▶ What the exercise asks:
Only the lines from the line containing "Recreate this image as a LaTeX" through the line containing "(0,0) rectangle (797,989);" should be reproduced, please, with no pictures.

————————

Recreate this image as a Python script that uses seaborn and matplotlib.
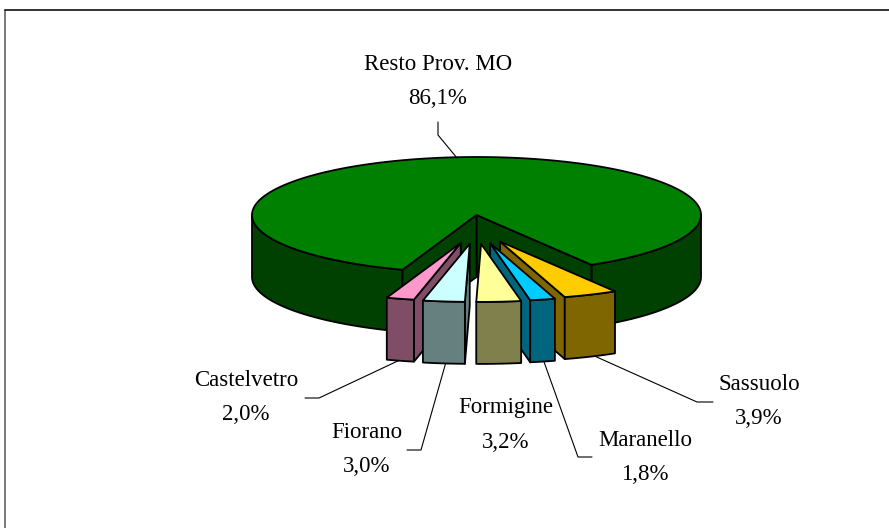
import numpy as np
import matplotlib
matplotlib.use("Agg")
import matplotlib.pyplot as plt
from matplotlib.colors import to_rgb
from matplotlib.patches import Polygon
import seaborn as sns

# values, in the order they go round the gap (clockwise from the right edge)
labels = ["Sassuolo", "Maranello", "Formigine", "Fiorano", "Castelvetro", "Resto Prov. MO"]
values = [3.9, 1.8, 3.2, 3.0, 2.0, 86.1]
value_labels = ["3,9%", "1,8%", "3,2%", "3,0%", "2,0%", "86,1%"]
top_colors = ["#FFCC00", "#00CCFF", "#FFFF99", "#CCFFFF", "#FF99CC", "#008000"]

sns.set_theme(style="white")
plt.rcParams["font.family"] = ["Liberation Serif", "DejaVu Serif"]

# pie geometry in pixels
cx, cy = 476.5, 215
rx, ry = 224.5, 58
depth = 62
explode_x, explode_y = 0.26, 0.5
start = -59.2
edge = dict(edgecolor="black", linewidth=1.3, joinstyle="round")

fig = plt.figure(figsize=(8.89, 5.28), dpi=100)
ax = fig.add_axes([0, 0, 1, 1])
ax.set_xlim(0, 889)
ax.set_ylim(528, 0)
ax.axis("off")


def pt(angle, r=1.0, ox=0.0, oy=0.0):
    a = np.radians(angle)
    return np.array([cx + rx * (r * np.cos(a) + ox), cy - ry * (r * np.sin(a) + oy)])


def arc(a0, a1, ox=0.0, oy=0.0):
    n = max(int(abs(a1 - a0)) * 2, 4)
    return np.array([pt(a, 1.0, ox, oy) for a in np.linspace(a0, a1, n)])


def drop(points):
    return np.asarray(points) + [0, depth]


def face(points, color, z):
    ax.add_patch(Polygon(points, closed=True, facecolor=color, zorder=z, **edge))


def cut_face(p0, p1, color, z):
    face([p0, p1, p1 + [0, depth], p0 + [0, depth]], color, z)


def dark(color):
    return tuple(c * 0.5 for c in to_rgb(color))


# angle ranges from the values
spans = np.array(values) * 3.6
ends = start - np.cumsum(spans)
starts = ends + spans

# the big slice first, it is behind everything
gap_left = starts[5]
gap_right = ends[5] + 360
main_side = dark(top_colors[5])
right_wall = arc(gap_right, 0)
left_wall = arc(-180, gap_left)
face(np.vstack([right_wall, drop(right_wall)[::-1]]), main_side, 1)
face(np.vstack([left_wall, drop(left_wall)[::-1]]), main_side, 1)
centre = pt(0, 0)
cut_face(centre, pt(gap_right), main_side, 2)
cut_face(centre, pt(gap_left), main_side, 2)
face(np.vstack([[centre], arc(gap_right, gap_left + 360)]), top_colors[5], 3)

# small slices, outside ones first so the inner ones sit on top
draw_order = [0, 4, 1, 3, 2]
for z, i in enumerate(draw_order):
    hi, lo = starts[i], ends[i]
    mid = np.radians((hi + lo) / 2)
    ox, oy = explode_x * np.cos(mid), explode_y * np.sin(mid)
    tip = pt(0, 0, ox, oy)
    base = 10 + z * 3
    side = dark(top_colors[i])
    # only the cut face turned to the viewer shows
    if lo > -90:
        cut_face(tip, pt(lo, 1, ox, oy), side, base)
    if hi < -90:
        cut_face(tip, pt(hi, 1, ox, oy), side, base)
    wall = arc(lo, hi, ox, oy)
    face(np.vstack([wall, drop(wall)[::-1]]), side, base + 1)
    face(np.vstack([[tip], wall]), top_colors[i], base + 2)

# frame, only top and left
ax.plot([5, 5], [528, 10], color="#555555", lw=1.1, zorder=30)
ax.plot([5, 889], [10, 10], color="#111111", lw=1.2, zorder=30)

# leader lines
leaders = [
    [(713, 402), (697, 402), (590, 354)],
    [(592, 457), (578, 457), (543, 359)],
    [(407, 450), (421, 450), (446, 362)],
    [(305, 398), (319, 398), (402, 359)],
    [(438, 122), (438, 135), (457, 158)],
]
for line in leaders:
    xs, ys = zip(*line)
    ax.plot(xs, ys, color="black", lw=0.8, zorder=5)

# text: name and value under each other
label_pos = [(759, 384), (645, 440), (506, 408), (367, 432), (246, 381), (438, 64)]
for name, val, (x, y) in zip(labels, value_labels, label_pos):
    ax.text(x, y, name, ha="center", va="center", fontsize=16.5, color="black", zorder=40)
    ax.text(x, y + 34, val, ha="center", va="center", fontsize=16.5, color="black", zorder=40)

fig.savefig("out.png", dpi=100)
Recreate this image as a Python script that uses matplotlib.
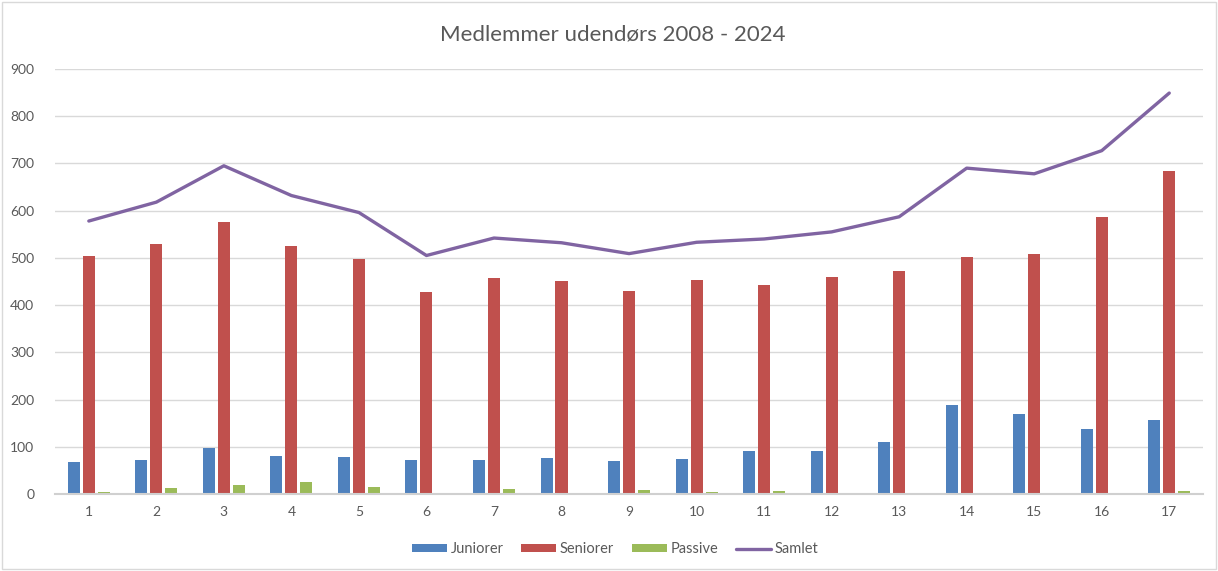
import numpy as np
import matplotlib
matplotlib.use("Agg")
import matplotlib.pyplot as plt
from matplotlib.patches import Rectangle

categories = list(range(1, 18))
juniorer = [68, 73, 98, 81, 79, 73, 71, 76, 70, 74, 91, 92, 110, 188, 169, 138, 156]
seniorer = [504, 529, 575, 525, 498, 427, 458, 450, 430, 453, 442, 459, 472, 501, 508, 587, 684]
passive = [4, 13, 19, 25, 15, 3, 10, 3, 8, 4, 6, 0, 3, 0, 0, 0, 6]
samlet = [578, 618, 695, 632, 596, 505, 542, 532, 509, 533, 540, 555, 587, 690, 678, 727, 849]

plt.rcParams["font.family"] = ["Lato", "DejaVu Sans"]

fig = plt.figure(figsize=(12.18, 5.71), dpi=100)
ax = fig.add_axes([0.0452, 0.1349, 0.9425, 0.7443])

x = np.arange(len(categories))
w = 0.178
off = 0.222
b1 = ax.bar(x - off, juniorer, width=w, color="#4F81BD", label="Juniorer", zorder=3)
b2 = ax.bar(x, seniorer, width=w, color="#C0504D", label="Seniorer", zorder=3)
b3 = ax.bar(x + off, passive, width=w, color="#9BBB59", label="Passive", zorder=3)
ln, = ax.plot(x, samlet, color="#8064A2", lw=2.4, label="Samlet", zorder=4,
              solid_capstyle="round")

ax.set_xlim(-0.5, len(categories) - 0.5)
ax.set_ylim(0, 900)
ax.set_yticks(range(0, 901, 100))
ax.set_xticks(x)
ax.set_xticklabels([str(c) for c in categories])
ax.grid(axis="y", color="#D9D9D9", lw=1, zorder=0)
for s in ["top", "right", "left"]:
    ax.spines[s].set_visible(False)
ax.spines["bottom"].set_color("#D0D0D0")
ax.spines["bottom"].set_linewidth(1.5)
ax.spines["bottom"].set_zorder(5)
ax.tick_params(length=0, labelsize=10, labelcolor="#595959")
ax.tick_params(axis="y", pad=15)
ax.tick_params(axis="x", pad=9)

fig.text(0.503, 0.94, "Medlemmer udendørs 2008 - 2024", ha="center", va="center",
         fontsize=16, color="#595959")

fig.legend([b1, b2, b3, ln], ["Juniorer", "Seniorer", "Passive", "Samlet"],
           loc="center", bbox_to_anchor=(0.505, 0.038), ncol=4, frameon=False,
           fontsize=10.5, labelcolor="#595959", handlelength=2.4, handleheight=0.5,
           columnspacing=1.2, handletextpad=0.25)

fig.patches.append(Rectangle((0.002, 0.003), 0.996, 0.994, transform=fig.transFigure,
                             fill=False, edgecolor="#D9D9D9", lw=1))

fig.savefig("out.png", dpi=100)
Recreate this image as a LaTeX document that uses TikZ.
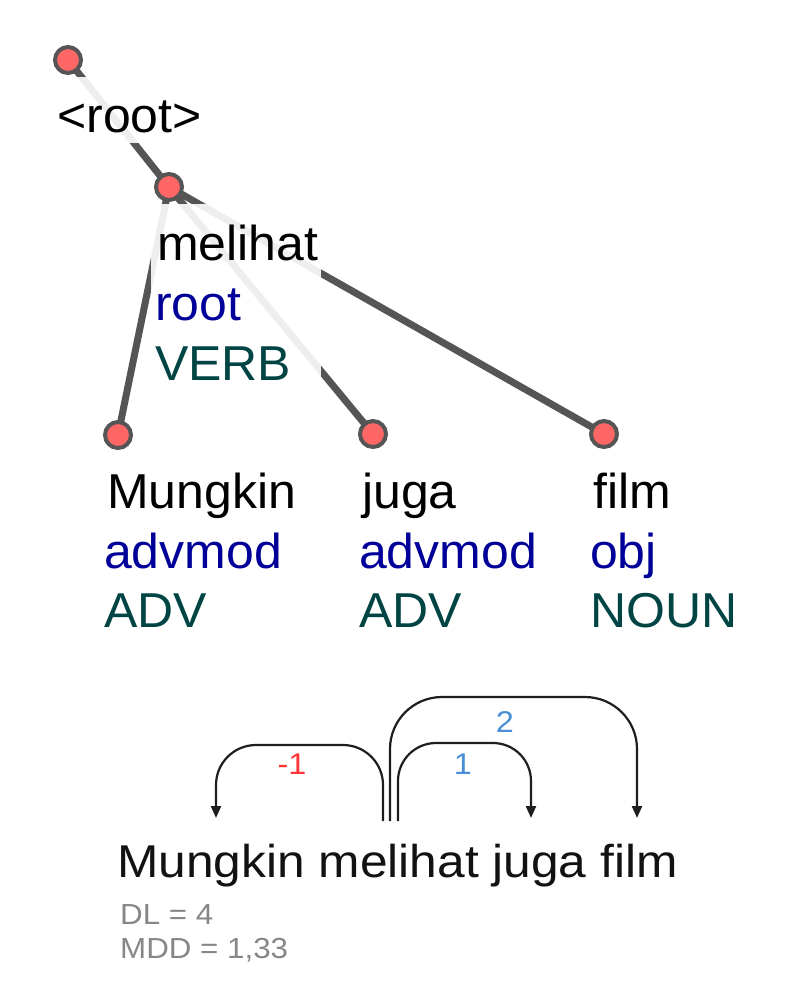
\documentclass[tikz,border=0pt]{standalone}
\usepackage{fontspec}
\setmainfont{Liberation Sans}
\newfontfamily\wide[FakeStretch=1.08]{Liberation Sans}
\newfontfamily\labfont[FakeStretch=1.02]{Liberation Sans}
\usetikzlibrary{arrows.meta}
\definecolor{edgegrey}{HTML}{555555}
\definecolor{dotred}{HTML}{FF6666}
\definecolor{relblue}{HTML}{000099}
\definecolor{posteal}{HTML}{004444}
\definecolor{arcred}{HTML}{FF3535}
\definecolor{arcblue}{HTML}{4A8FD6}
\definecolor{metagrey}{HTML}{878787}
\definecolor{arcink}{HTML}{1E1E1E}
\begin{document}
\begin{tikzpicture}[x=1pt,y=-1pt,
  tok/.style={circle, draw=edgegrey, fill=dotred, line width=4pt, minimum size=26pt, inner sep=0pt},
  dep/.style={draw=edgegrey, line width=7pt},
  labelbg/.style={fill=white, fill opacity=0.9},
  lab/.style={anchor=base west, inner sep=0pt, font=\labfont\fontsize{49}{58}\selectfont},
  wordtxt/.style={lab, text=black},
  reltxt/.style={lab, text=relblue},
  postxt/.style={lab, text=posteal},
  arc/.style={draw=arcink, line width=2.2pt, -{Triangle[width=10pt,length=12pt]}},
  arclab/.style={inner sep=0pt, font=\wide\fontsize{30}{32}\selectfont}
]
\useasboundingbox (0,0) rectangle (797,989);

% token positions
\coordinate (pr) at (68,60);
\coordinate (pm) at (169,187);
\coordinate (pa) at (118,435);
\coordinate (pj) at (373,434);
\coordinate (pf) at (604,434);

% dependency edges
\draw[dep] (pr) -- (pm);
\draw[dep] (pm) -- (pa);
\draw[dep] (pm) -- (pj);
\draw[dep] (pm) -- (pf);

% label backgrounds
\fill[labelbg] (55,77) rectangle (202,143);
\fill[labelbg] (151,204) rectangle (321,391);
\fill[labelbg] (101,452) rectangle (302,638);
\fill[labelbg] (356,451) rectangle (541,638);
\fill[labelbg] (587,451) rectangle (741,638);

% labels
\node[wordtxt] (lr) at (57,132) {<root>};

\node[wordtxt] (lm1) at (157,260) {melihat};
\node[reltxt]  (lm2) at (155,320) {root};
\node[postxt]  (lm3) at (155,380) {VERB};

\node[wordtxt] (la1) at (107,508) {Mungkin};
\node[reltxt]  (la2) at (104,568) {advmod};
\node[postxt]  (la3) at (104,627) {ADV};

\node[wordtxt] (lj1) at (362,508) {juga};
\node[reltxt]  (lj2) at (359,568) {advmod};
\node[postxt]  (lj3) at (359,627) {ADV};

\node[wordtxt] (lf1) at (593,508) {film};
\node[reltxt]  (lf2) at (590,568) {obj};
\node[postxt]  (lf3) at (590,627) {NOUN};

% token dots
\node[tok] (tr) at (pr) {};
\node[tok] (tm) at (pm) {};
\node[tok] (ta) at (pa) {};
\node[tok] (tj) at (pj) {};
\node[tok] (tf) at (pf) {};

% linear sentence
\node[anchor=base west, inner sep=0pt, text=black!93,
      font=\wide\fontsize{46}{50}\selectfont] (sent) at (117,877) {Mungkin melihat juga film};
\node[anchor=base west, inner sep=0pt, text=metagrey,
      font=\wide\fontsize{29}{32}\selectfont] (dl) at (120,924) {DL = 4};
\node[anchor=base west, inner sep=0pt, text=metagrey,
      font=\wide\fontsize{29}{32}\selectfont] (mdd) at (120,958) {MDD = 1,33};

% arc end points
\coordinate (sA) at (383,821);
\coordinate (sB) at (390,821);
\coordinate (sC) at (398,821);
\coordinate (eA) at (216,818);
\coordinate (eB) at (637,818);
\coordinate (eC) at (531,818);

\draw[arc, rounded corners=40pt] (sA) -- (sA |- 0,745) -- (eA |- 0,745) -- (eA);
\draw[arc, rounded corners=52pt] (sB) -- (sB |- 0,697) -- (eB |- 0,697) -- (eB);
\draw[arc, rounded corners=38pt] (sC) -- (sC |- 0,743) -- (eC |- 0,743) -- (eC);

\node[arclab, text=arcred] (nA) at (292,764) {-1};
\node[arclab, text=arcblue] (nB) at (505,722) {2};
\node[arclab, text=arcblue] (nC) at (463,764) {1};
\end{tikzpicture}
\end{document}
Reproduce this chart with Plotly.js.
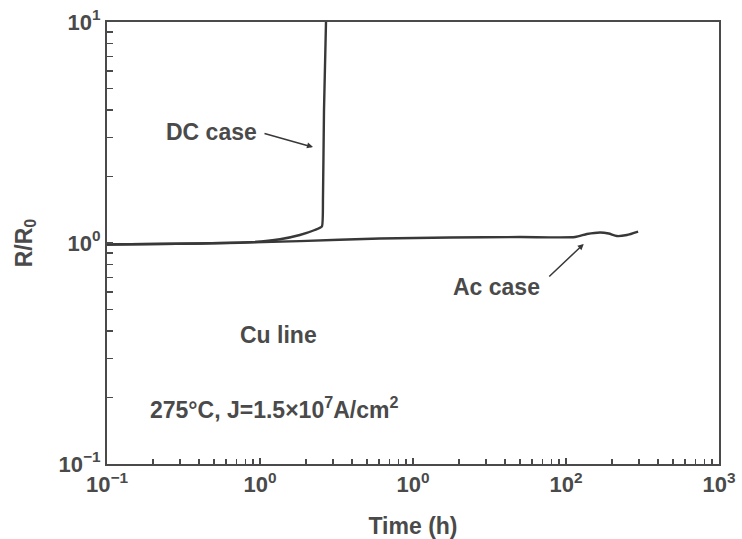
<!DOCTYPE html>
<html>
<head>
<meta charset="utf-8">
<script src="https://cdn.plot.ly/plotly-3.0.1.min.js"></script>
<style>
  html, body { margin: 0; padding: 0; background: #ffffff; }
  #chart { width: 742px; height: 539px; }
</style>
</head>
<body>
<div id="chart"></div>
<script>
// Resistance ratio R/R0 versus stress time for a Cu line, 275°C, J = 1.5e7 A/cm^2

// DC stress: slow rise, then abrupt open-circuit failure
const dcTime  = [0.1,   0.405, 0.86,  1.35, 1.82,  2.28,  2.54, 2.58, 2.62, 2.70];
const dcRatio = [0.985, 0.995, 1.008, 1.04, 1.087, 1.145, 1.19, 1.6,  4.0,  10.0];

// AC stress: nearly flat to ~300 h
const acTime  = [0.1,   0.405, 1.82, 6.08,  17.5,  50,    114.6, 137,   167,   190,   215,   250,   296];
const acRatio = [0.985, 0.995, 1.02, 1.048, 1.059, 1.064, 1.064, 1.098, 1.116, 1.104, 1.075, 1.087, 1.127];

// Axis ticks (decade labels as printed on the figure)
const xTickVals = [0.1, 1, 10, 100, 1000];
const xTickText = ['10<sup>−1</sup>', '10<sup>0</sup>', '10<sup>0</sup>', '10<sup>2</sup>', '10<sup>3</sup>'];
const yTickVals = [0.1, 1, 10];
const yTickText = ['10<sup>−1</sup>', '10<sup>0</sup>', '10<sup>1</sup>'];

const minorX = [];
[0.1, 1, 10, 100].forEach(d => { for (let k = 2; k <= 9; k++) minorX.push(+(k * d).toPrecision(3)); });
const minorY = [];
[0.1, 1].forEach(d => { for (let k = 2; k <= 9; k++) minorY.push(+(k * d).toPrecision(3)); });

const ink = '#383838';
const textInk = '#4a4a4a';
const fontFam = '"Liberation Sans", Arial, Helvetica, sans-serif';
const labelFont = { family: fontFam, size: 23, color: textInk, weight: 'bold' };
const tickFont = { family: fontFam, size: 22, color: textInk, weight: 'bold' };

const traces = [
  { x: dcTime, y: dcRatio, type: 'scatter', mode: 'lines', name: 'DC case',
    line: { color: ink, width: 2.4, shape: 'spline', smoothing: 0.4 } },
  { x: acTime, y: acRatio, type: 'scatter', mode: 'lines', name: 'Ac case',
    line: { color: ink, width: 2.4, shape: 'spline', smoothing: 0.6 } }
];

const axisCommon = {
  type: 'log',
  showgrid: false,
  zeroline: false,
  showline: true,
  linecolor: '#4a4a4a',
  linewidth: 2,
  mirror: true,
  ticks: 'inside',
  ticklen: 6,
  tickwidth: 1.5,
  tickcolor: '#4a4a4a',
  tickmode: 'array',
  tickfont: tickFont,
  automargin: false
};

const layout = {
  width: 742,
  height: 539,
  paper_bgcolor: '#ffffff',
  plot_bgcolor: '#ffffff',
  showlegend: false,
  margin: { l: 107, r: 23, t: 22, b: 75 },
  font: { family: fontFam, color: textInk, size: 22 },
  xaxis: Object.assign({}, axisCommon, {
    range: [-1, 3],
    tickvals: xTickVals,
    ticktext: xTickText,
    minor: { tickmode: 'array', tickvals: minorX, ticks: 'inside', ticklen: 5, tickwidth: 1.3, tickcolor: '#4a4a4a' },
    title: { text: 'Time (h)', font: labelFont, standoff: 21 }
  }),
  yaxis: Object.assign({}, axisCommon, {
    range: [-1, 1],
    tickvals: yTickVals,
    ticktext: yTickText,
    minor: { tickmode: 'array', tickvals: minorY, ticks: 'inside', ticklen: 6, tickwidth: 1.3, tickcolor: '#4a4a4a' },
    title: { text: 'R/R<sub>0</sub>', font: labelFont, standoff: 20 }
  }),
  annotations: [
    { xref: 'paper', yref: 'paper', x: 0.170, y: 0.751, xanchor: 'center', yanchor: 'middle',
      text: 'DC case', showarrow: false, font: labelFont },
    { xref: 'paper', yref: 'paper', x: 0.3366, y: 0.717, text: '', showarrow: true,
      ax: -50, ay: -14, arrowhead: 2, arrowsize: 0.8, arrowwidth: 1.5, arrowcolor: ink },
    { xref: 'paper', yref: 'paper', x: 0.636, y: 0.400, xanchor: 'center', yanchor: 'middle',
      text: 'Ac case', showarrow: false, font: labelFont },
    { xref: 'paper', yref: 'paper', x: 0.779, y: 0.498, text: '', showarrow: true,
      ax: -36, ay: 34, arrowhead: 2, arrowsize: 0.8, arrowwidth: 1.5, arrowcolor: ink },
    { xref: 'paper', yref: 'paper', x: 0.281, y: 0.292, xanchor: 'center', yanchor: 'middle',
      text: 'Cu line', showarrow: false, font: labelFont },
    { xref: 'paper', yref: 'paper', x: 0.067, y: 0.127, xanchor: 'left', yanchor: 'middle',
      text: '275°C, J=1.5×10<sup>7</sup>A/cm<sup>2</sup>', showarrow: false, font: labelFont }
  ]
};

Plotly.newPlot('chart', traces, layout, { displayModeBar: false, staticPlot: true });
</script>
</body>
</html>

————————

▶ The completed task:
Recreate this image as a LaTeX document that uses TikZ.
\documentclass[tikz,border=0pt]{standalone}
\usepackage{fontspec}
\setmainfont{Liberation Sans}
\newfontfamily\wide[FakeStretch=1.08]{Liberation Sans}
\newfontfamily\labfont[FakeStretch=1.02]{Liberation Sans}
\usetikzlibrary{arrows.meta}
\definecolor{edgegrey}{HTML}{555555}
\definecolor{dotred}{HTML}{FF6666}
\definecolor{relblue}{HTML}{000099}
\definecolor{posteal}{HTML}{004444}
\definecolor{arcred}{HTML}{FF3535}
\definecolor{arcblue}{HTML}{4A8FD6}
\definecolor{metagrey}{HTML}{878787}
\definecolor{arcink}{HTML}{1E1E1E}
\begin{document}
\begin{tikzpicture}[x=1pt,y=-1pt,
  tok/.style={circle, draw=edgegrey, fill=dotred, line width=4pt, minimum size=26pt, inner sep=0pt},
  dep/.style={draw=edgegrey, line width=7pt},
  labelbg/.style={fill=white, fill opacity=0.9},
  lab/.style={anchor=base west, inner sep=0pt, font=\labfont\fontsize{49}{58}\selectfont},
  wordtxt/.style={lab, text=black},
  reltxt/.style={lab, text=relblue},
  postxt/.style={lab, text=posteal},
  arc/.style={draw=arcink, line width=2.2pt, -{Triangle[width=10pt,length=12pt]}},
  arclab/.style={inner sep=0pt, font=\wide\fontsize{30}{32}\selectfont}
]
\useasboundingbox (0,0) rectangle (797,989);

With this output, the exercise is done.